§ **Given information**
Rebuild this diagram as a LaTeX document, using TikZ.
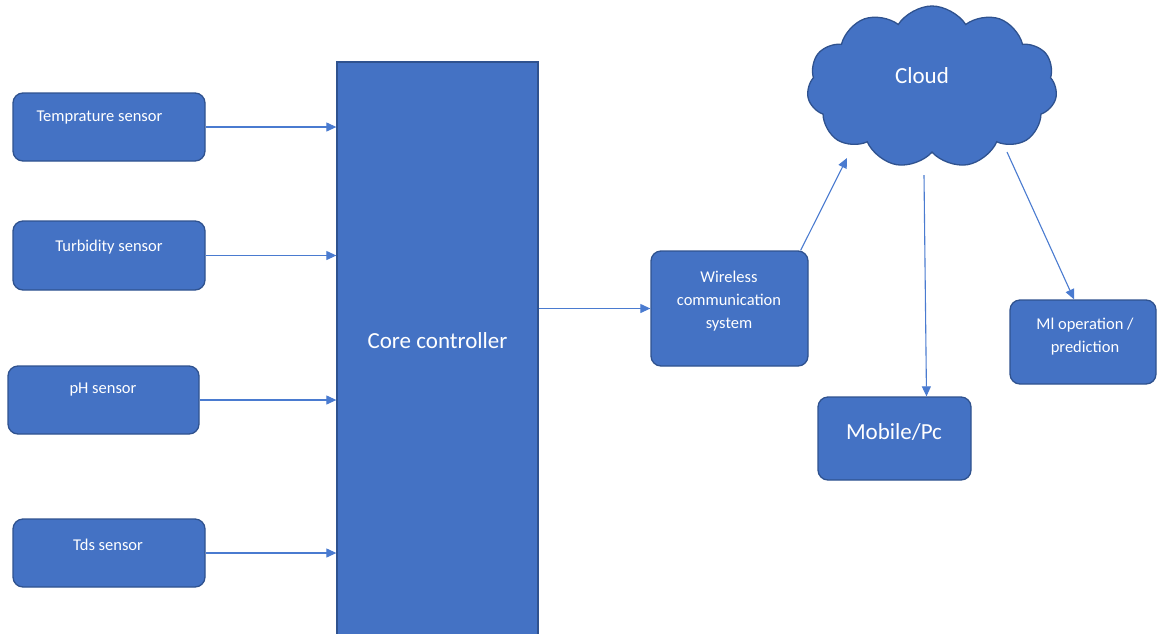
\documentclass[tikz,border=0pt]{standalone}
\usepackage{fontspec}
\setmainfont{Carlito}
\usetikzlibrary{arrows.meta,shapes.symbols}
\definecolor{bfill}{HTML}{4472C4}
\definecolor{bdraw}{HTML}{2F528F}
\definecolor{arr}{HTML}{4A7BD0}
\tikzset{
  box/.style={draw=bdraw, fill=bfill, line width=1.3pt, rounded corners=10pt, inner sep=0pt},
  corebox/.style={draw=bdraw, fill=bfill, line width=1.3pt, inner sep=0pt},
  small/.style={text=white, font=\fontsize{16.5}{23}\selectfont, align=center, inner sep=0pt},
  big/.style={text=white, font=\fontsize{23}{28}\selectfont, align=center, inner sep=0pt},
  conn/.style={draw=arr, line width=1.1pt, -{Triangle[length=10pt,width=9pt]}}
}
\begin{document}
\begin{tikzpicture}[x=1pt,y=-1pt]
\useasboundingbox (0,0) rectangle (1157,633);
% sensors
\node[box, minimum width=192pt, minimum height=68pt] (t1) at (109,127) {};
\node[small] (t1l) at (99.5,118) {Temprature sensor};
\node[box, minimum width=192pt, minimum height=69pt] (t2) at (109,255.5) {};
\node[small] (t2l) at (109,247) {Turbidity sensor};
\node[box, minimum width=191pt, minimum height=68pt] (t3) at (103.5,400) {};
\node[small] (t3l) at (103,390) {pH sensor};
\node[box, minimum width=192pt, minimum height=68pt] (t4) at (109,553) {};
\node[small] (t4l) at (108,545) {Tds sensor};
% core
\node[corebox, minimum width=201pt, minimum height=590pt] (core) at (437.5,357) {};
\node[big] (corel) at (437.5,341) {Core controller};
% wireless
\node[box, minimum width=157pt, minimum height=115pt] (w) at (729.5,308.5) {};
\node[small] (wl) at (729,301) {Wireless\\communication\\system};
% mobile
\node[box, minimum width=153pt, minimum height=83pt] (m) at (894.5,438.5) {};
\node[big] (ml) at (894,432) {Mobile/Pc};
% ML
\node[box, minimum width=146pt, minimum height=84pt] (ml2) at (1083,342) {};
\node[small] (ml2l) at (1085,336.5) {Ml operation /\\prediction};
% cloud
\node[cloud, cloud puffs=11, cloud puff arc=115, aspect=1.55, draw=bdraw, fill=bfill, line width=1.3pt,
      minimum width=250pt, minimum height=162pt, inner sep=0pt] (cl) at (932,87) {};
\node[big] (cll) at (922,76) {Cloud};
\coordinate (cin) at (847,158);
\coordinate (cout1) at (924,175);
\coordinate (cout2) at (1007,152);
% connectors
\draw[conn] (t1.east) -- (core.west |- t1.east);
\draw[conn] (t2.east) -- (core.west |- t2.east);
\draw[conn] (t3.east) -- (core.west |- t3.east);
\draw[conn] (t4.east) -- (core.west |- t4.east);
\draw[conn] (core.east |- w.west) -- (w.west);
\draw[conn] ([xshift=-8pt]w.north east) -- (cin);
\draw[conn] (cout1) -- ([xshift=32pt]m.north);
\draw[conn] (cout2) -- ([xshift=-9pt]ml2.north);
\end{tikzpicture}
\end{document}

§ **Your instructions**
Print out the whole of the material word for word, without pictures.

§ **Solution to this exercise**
Rebuild this diagram as a LaTeX document, using TikZ.
\documentclass[tikz,border=0pt]{standalone}
\usepackage{fontspec}
\setmainfont{Carlito}
\usetikzlibrary{arrows.meta,shapes.symbols}
\definecolor{bfill}{HTML}{4472C4}
\definecolor{bdraw}{HTML}{2F528F}
\definecolor{arr}{HTML}{4A7BD0}
\tikzset{
  box/.style={draw=bdraw, fill=bfill, line width=1.3pt, rounded corners=10pt, inner sep=0pt},
  corebox/.style={draw=bdraw, fill=bfill, line width=1.3pt, inner sep=0pt},
  small/.style={text=white, font=\fontsize{16.5}{23}\selectfont, align=center, inner sep=0pt},
  big/.style={text=white, font=\fontsize{23}{28}\selectfont, align=center, inner sep=0pt},
  conn/.style={draw=arr, line width=1.1pt, -{Triangle[length=10pt,width=9pt]}}
}
\begin{document}
\begin{tikzpicture}[x=1pt,y=-1pt]
\useasboundingbox (0,0) rectangle (1157,633);
% sensors
\node[box, minimum width=192pt, minimum height=68pt] (t1) at (109,127) {};
\node[small] (t1l) at (99.5,118) {Temprature sensor};
\node[box, minimum width=192pt, minimum height=69pt] (t2) at (109,255.5) {};
\node[small] (t2l) at (109,247) {Turbidity sensor};
\node[box, minimum width=191pt, minimum height=68pt] (t3) at (103.5,400) {};
\node[small] (t3l) at (103,390) {pH sensor};
\node[box, minimum width=192pt, minimum height=68pt] (t4) at (109,553) {};
\node[small] (t4l) at (108,545) {Tds sensor};
% core
\node[corebox, minimum width=201pt, minimum height=590pt] (core) at (437.5,357) {};
\node[big] (corel) at (437.5,341) {Core controller};
% wireless
\node[box, minimum width=157pt, minimum height=115pt] (w) at (729.5,308.5) {};
\node[small] (wl) at (729,301) {Wireless\\communication\\system};
% mobile
\node[box, minimum width=153pt, minimum height=83pt] (m) at (894.5,438.5) {};
\node[big] (ml) at (894,432) {Mobile/Pc};
% ML
\node[box, minimum width=146pt, minimum height=84pt] (ml2) at (1083,342) {};
\node[small] (ml2l) at (1085,336.5) {Ml operation /\\prediction};
% cloud
\node[cloud, cloud puffs=11, cloud puff arc=115, aspect=1.55, draw=bdraw, fill=bfill, line width=1.3pt,
      minimum width=250pt, minimum height=162pt, inner sep=0pt] (cl) at (932,87) {};
\node[big] (cll) at (922,76) {Cloud};
\coordinate (cin) at (847,158);
\coordinate (cout1) at (924,175);
\coordinate (cout2) at (1007,152);
% connectors
\draw[conn] (t1.east) -- (core.west |- t1.east);
\draw[conn] (t2.east) -- (core.west |- t2.east);
\draw[conn] (t3.east) -- (core.west |- t3.east);
\draw[conn] (t4.east) -- (core.west |- t4.east);
\draw[conn] (core.east |- w.west) -- (w.west);
\draw[conn] ([xshift=-8pt]w.north east) -- (cin);
\draw[conn] (cout1) -- ([xshift=32pt]m.north);
\draw[conn] (cout2) -- ([xshift=-9pt]ml2.north);
\end{tikzpicture}
\end{document}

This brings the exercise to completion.